— BEGIN SUPPLIED DATA —

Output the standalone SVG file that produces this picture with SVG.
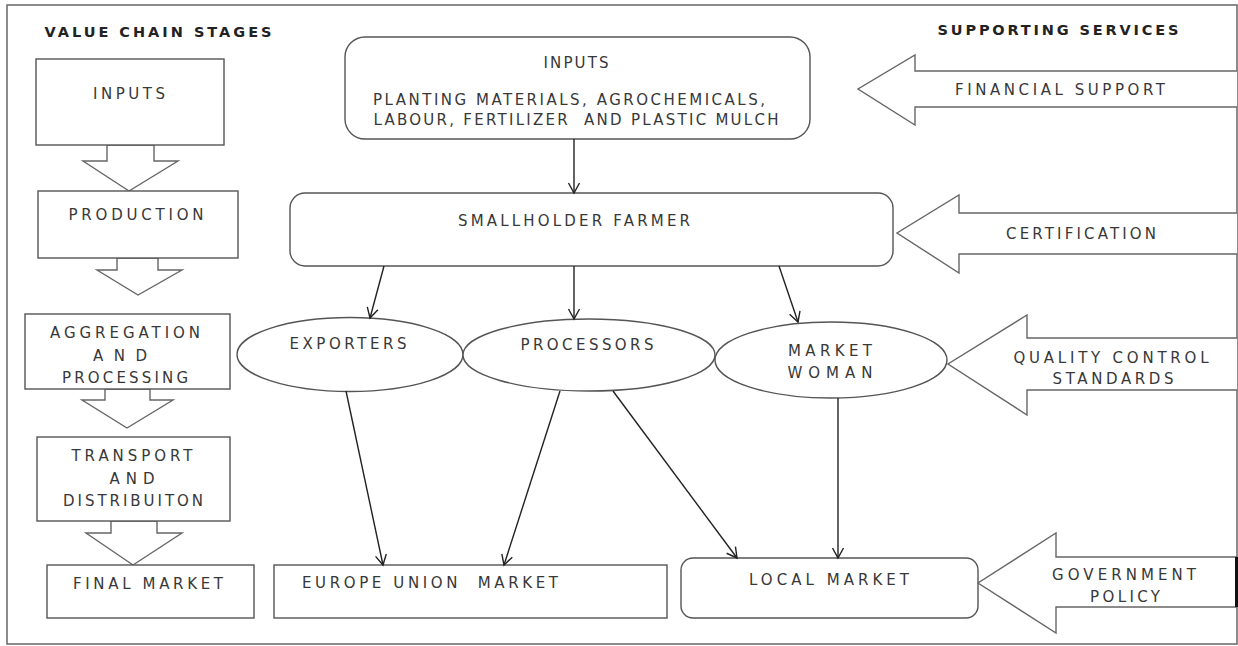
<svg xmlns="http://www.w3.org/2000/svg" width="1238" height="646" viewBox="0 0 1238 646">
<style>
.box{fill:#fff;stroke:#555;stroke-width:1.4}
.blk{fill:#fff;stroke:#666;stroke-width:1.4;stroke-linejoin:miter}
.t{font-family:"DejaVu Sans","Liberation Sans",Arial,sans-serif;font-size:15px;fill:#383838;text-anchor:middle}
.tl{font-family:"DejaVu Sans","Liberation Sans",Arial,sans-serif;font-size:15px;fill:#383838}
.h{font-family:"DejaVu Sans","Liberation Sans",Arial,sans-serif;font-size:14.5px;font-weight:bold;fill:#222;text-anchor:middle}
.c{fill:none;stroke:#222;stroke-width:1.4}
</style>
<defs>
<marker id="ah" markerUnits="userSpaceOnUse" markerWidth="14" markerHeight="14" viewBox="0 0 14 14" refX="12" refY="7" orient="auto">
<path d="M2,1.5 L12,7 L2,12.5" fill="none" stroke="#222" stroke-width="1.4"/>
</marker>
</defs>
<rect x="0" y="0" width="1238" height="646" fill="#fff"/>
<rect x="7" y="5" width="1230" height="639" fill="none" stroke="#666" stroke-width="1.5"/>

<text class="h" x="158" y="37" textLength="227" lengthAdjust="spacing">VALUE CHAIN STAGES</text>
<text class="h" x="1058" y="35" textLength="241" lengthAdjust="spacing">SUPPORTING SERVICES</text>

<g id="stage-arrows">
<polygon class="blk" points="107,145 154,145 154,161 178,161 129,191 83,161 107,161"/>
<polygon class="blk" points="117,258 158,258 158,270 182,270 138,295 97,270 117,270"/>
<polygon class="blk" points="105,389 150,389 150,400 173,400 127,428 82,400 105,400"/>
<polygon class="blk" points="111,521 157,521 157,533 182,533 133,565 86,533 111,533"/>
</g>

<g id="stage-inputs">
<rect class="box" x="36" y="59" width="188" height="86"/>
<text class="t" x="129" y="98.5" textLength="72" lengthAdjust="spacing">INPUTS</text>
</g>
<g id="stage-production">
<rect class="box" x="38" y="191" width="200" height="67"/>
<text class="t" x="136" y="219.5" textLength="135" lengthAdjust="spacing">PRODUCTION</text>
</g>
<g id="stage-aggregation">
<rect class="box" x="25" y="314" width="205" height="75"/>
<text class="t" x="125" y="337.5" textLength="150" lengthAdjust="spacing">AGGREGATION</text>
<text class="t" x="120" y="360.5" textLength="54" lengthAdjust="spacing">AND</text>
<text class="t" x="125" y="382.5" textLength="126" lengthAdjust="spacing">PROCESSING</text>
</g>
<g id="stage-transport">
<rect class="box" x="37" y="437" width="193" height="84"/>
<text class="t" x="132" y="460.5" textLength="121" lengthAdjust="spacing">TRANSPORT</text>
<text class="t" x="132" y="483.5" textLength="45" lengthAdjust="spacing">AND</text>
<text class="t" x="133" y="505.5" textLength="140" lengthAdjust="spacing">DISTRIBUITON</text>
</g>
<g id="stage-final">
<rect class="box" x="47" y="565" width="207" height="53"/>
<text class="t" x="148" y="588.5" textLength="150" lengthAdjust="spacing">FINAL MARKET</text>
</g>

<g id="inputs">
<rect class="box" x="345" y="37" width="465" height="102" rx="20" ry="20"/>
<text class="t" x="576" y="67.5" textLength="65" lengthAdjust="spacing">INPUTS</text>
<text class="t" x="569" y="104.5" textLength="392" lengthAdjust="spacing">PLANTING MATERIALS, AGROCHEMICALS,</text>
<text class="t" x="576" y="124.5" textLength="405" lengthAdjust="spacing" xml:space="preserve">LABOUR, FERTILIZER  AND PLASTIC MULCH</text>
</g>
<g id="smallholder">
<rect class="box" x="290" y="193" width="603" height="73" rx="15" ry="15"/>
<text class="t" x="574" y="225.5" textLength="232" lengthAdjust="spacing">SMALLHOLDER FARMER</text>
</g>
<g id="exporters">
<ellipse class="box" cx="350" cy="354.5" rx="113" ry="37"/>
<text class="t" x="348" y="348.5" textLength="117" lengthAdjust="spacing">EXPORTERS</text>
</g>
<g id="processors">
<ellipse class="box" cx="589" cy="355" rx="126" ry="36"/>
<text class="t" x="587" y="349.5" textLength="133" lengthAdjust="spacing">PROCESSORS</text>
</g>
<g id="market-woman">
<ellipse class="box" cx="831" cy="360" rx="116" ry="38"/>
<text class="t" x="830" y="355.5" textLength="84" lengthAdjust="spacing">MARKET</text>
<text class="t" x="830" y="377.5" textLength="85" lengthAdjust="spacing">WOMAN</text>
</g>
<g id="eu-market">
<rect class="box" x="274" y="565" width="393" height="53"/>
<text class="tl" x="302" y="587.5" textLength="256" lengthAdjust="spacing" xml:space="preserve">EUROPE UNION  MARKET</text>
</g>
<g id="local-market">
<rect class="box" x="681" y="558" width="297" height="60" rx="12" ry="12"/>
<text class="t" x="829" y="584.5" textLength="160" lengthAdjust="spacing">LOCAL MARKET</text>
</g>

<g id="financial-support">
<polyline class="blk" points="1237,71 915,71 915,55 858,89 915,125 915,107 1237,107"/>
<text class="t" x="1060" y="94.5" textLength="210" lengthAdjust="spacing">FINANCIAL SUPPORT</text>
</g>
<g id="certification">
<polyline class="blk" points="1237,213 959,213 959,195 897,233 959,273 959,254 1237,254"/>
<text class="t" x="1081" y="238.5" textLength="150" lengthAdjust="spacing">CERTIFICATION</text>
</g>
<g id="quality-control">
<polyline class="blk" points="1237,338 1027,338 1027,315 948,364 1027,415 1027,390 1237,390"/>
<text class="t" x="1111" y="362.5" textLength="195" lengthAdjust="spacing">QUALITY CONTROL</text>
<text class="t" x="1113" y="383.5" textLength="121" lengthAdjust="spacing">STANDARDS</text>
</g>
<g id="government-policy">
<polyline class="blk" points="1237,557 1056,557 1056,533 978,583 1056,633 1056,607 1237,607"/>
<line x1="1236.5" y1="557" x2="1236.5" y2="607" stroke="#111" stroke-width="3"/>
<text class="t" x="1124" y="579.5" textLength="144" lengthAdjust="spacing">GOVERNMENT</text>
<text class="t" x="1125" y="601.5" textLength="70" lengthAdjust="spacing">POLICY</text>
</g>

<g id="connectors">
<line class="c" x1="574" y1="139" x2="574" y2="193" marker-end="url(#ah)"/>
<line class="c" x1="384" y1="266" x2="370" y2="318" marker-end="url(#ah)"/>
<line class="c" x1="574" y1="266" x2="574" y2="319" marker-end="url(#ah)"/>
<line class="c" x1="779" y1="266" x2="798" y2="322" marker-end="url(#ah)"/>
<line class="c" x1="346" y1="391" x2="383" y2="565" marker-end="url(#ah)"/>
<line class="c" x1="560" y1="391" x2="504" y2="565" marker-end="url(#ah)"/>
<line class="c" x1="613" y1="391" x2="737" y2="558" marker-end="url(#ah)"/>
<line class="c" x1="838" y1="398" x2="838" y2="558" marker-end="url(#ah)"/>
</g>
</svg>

— END SUPPLIED DATA —

- OBJECTIVE
Give the data again exactly as written, with all pictures left out.

- OUTPUT OF THE EXERCISE
Output the standalone SVG file that produces this picture with SVG.
<svg xmlns="http://www.w3.org/2000/svg" width="1238" height="646" viewBox="0 0 1238 646">
<style>
.box{fill:#fff;stroke:#555;stroke-width:1.4}
.blk{fill:#fff;stroke:#666;stroke-width:1.4;stroke-linejoin:miter}
.t{font-family:"DejaVu Sans","Liberation Sans",Arial,sans-serif;font-size:15px;fill:#383838;text-anchor:middle}
.tl{font-family:"DejaVu Sans","Liberation Sans",Arial,sans-serif;font-size:15px;fill:#383838}
.h{font-family:"DejaVu Sans","Liberation Sans",Arial,sans-serif;font-size:14.5px;font-weight:bold;fill:#222;text-anchor:middle}
.c{fill:none;stroke:#222;stroke-width:1.4}
</style>
<defs>
<marker id="ah" markerUnits="userSpaceOnUse" markerWidth="14" markerHeight="14" viewBox="0 0 14 14" refX="12" refY="7" orient="auto">
<path d="M2,1.5 L12,7 L2,12.5" fill="none" stroke="#222" stroke-width="1.4"/>
</marker>
</defs>
<rect x="0" y="0" width="1238" height="646" fill="#fff"/>
<rect x="7" y="5" width="1230" height="639" fill="none" stroke="#666" stroke-width="1.5"/>

<text class="h" x="158" y="37" textLength="227" lengthAdjust="spacing">VALUE CHAIN STAGES</text>
<text class="h" x="1058" y="35" textLength="241" lengthAdjust="spacing">SUPPORTING SERVICES</text>

<g id="stage-arrows">
<polygon class="blk" points="107,145 154,145 154,161 178,161 129,191 83,161 107,161"/>
<polygon class="blk" points="117,258 158,258 158,270 182,270 138,295 97,270 117,270"/>
<polygon class="blk" points="105,389 150,389 150,400 173,400 127,428 82,400 105,400"/>
<polygon class="blk" points="111,521 157,521 157,533 182,533 133,565 86,533 111,533"/>
</g>

<g id="stage-inputs">
<rect class="box" x="36" y="59" width="188" height="86"/>
<text class="t" x="129" y="98.5" textLength="72" lengthAdjust="spacing">INPUTS</text>
</g>
<g id="stage-production">
<rect class="box" x="38" y="191" width="200" height="67"/>
<text class="t" x="136" y="219.5" textLength="135" lengthAdjust="spacing">PRODUCTION</text>
</g>
<g id="stage-aggregation">
<rect class="box" x="25" y="314" width="205" height="75"/>
<text class="t" x="125" y="337.5" textLength="150" lengthAdjust="spacing">AGGREGATION</text>
<text class="t" x="120" y="360.5" textLength="54" lengthAdjust="spacing">AND</text>
<text class="t" x="125" y="382.5" textLength="126" lengthAdjust="spacing">PROCESSING</text>
</g>
<g id="stage-transport">
<rect class="box" x="37" y="437" width="193" height="84"/>
<text class="t" x="132" y="460.5" textLength="121" lengthAdjust="spacing">TRANSPORT</text>
<text class="t" x="132" y="483.5" textLength="45" lengthAdjust="spacing">AND</text>
<text class="t" x="133" y="505.5" textLength="140" lengthAdjust="spacing">DISTRIBUITON</text>
</g>
<g id="stage-final">
<rect class="box" x="47" y="565" width="207" height="53"/>
<text class="t" x="148" y="588.5" textLength="150" lengthAdjust="spacing">FINAL MARKET</text>
</g>

<g id="inputs">
<rect class="box" x="345" y="37" width="465" height="102" rx="20" ry="20"/>
<text class="t" x="576" y="67.5" textLength="65" lengthAdjust="spacing">INPUTS</text>
<text class="t" x="569" y="104.5" textLength="392" lengthAdjust="spacing">PLANTING MATERIALS, AGROCHEMICALS,</text>
<text class="t" x="576" y="124.5" textLength="405" lengthAdjust="spacing" xml:space="preserve">LABOUR, FERTILIZER  AND PLASTIC MULCH</text>
</g>
<g id="smallholder">
<rect class="box" x="290" y="193" width="603" height="73" rx="15" ry="15"/>
<text class="t" x="574" y="225.5" textLength="232" lengthAdjust="spacing">SMALLHOLDER FARMER</text>
</g>
<g id="exporters">
<ellipse class="box" cx="350" cy="354.5" rx="113" ry="37"/>
<text class="t" x="348" y="348.5" textLength="117" lengthAdjust="spacing">EXPORTERS</text>
</g>
<g id="processors">
<ellipse class="box" cx="589" cy="355" rx="126" ry="36"/>
<text class="t" x="587" y="349.5" textLength="133" lengthAdjust="spacing">PROCESSORS</text>
</g>
<g id="market-woman">
<ellipse class="box" cx="831" cy="360" rx="116" ry="38"/>
<text class="t" x="830" y="355.5" textLength="84" lengthAdjust="spacing">MARKET</text>
<text class="t" x="830" y="377.5" textLength="85" lengthAdjust="spacing">WOMAN</text>
</g>
<g id="eu-market">
<rect class="box" x="274" y="565" width="393" height="53"/>
<text class="tl" x="302" y="587.5" textLength="256" lengthAdjust="spacing" xml:space="preserve">EUROPE UNION  MARKET</text>
</g>
<g id="local-market">
<rect class="box" x="681" y="558" width="297" height="60" rx="12" ry="12"/>
<text class="t" x="829" y="584.5" textLength="160" lengthAdjust="spacing">LOCAL MARKET</text>
</g>

<g id="financial-support">
<polyline class="blk" points="1237,71 915,71 915,55 858,89 915,125 915,107 1237,107"/>
<text class="t" x="1060" y="94.5" textLength="210" lengthAdjust="spacing">FINANCIAL SUPPORT</text>
</g>
<g id="certification">
<polyline class="blk" points="1237,213 959,213 959,195 897,233 959,273 959,254 1237,254"/>
<text class="t" x="1081" y="238.5" textLength="150" lengthAdjust="spacing">CERTIFICATION</text>
</g>
<g id="quality-control">
<polyline class="blk" points="1237,338 1027,338 1027,315 948,364 1027,415 1027,390 1237,390"/>
<text class="t" x="1111" y="362.5" textLength="195" lengthAdjust="spacing">QUALITY CONTROL</text>
<text class="t" x="1113" y="383.5" textLength="121" lengthAdjust="spacing">STANDARDS</text>
</g>
<g id="government-policy">
<polyline class="blk" points="1237,557 1056,557 1056,533 978,583 1056,633 1056,607 1237,607"/>
<line x1="1236.5" y1="557" x2="1236.5" y2="607" stroke="#111" stroke-width="3"/>
<text class="t" x="1124" y="579.5" textLength="144" lengthAdjust="spacing">GOVERNMENT</text>
<text class="t" x="1125" y="601.5" textLength="70" lengthAdjust="spacing">POLICY</text>
</g>

<g id="connectors">
<line class="c" x1="574" y1="139" x2="574" y2="193" marker-end="url(#ah)"/>
<line class="c" x1="384" y1="266" x2="370" y2="318" marker-end="url(#ah)"/>
<line class="c" x1="574" y1="266" x2="574" y2="319" marker-end="url(#ah)"/>
<line class="c" x1="779" y1="266" x2="798" y2="322" marker-end="url(#ah)"/>
<line class="c" x1="346" y1="391" x2="383" y2="565" marker-end="url(#ah)"/>
<line class="c" x1="560" y1="391" x2="504" y2="565" marker-end="url(#ah)"/>
<line class="c" x1="613" y1="391" x2="737" y2="558" marker-end="url(#ah)"/>
<line class="c" x1="838" y1="398" x2="838" y2="558" marker-end="url(#ah)"/>
</g>
</svg>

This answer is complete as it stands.